For better or worse, developments in the US dominate the euro/dollar rate. We had a flurry of euro pessimism on the prospect of a grand coalition in Germany that would be the same thing as gridlock, but that's a temporary item. Far more important is the authentic public debate about whether reform of the welfare state proceeds, and how. Europe does "get it," or at least Germany does, if the French and Italians do not--and Germany leads. Once the wheels of reform start to turn, it's almost impossible to stop them. This is the main reason to feel optimistic about Japan, too. Right now the only country with an imaginative and decisive leader is Japan, the country supposedly least hospitable to non-conformists. And yet, painfully slow change away from smothering Big Brother government is a confidence factor, not a sufficient cause to re-direct investment flows to Europe and Japan. The US has only one competitor on that score--emerging markets in Asia, especially China. Repressive regimes, however, never possess economic and financial leadership. People are too fearful, and rightfully so, of expropriation.

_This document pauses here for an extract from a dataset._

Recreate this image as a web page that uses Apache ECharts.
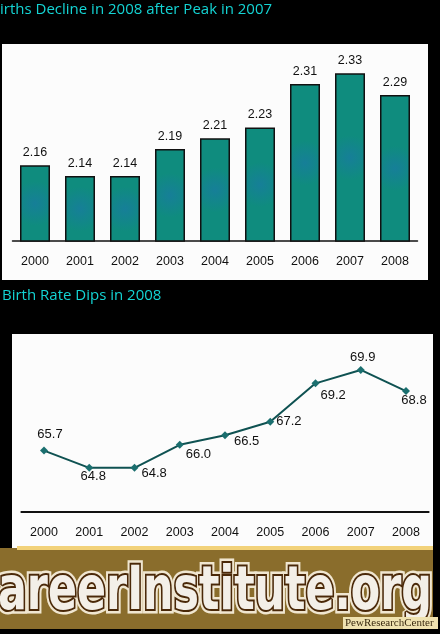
<!DOCTYPE html>
<html><head><meta charset="utf-8">
<script src="https://cdn.jsdelivr.net/npm/echarts@6/dist/echarts.min.js"></script>
<style>html,body{margin:0;padding:0;background:#000;}#c{width:440px;height:634px;}</style>
</head><body><div id="c"></div>
<script>
// ---- data ----
const years = ['2000','2001','2002','2003','2004','2005','2006','2007','2008'];
const birthsMillions = [2.16, 2.14, 2.14, 2.19, 2.21, 2.23, 2.31, 2.33, 2.29];
const birthRate = [65.7, 64.8, 64.8, 66.0, 66.5, 67.2, 69.2, 69.9, 68.8];
const title1 = 'irths Decline in 2008 after Peak in 2007';
const title2 = 'Birth Rate Dips in 2008';
const watermark = 'areerInstitute.org';
const credit = 'PewResearchCenter';

// ---- build ----
const ratePlacement = [
  {position:'top', distance:6, offset:[6,0]},
  {position:'bottom', distance:0, offset:[4,-2]},
  {position:'right', distance:3, offset:[0,6]},
  {position:'right', distance:2, offset:[0,10]},
  {position:'right', distance:5, offset:[0,6]},
  {position:'right', distance:2, offset:[0,0]},
  {position:'right', distance:1, offset:[0,12]},
  {position:'top', distance:2, offset:[2,0]},
  {position:'bottom', distance:-1, offset:[8,0]}
];

const wmFont = 'bold 60px "Liberation Sans Narrow", "DejaVu Sans Condensed", sans-serif';
const ctx = document.createElement('canvas').getContext('2d');
ctx.font = wmFont;
const wmScale = 434 / ctx.measureText(watermark).width;

const chart = echarts.init(document.getElementById('c'), null, {renderer:'canvas'});
const axisFont = {color:'#111', fontSize:12.5, fontFamily:'"Liberation Sans", Arial, sans-serif'};
const barColor = {type:'radial', x:0.5, y:0.5, r:0.75, colorStops:[{offset:0,color:'#167f98'},{offset:1,color:'#0f8c7e'}]};

chart.setOption({
  backgroundColor:'#000',
  animation:false,
  grid:[
    {left:12.5, right:22.5, top:35.4, bottom:393},
    {left:21.4, right:11.4, top:358.4, bottom:122}
  ],
  xAxis:[
    {gridIndex:0, type:'category', data:years, axisTick:{show:false},
     axisLine:{lineStyle:{color:'#111', width:1.5}},
     axisLabel:Object.assign({margin:14}, axisFont)},
    {gridIndex:1, type:'category', data:years, axisTick:{show:false},
     axisLine:{lineStyle:{color:'#111', width:2}},
     axisLabel:Object.assign({margin:14}, axisFont)}
  ],
  yAxis:[
    {gridIndex:0, type:'value', min:2.02, max:2.40, show:false, splitLine:{show:false}},
    {gridIndex:1, type:'value', min:62.5, max:70.5, show:false, splitLine:{show:false}}
  ],
  series:[
    {type:'bar', xAxisIndex:0, yAxisIndex:0, data:birthsMillions, barWidth:30,
     itemStyle:{color:barColor, borderColor:'#111', borderWidth:1.5},
     label:{show:true, position:'top', distance:6, color:'#111', fontSize:12.5,
            fontFamily:'"Liberation Sans", Arial, sans-serif',
            formatter:p=>p.value.toFixed(2)}},
    {type:'line', xAxisIndex:1, yAxisIndex:1,
     data:birthRate.map((v,i)=>({value:v, label:ratePlacement[i]})),
     symbol:'diamond', symbolSize:8,
     itemStyle:{color:'#1b6f6f'}, lineStyle:{color:'#0f5252', width:2},
     label:{show:true, color:'#111', fontSize:13,
            fontFamily:'"Liberation Sans", Arial, sans-serif',
            formatter:p=>p.value.toFixed(1)}}
  ],
  graphic:[
    {type:'rect', z:-10, shape:{x:2, y:44, width:426, height:236}, style:{fill:'#fcfcfc'}},
    {type:'rect', z:-10, shape:{x:12, y:334, width:421, height:214}, style:{fill:'#fcfcfc'}},
    {type:'text', z:5, x:0, y:10, style:{text:title1, fill:'#14d4d4', font:'15px "Open Sans", sans-serif', verticalAlign:'middle'}},
    {type:'text', z:5, x:2, y:296, style:{text:title2, fill:'#14d4d4', font:'15px "Open Sans", sans-serif', verticalAlign:'middle'}},
    {type:'rect', z:50, shape:{x:0, y:548, width:433, height:81}, style:{fill:'#8a6d2c'}},
    {type:'rect', z:51, shape:{x:17, y:546, width:416, height:4}, style:{fill:'#f2d27a'}},
    {type:'text', z:52, x:-2, y:593, scaleX:wmScale,
     style:{text:watermark, font:wmFont, fill:'#efe9df', stroke:'#f0e6d0', lineWidth:9, verticalAlign:'middle'}},
    {type:'text', z:53, x:-2, y:593, scaleX:wmScale,
     style:{text:watermark, font:wmFont, fill:'#f3efe8', stroke:'#4a2808', lineWidth:4, strokeFirst:true, verticalAlign:'middle'}},
    {type:'rect', z:54, shape:{x:343, y:617, width:95, height:12}, style:{fill:'#efe2b0'}},
    {type:'text', z:55, x:345, y:623, style:{text:credit, fill:'#3a2a10', font:'11px "Liberation Serif", serif', verticalAlign:'middle'}}
  ]
});
</script>
</body></html>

Finally, we thought we would check out what the Big Mac index is saying about the relative purchasing power of the euro and dollar. The most recent piece on The Economist's website is from January this year, when the euro was at 1.2200--a nice coincidence. At that time, the euro was overvalued by 17% and "should," to equalize the cost of a Big Mac in both regions, fall to $1.05.
So, we have a winning combination--a rising real rate of return favoring the dollar and some measure of overvaluation on the part of the euro. Lots of things can go wrong with this view, including some new bone-headed action on the part of the US government, a big act of terrorism, Greenspan getting run over by a truck, and so on. These are the unforecastables, and we admit that when they hit, they tend to be dollar-negative, revealing the market's long-term bias against the dollar. But right now, the sun is shining on it.
Technical Notes
On the euro chart, the top of the channel was broken at the time of the New Orleans catastrophe, but the euro is now inching down again. As of this writing, the break of the red support line is not terribly convincing, so we can still get a bounce up to resistance at 1.2550 (and declining as the triangle develops).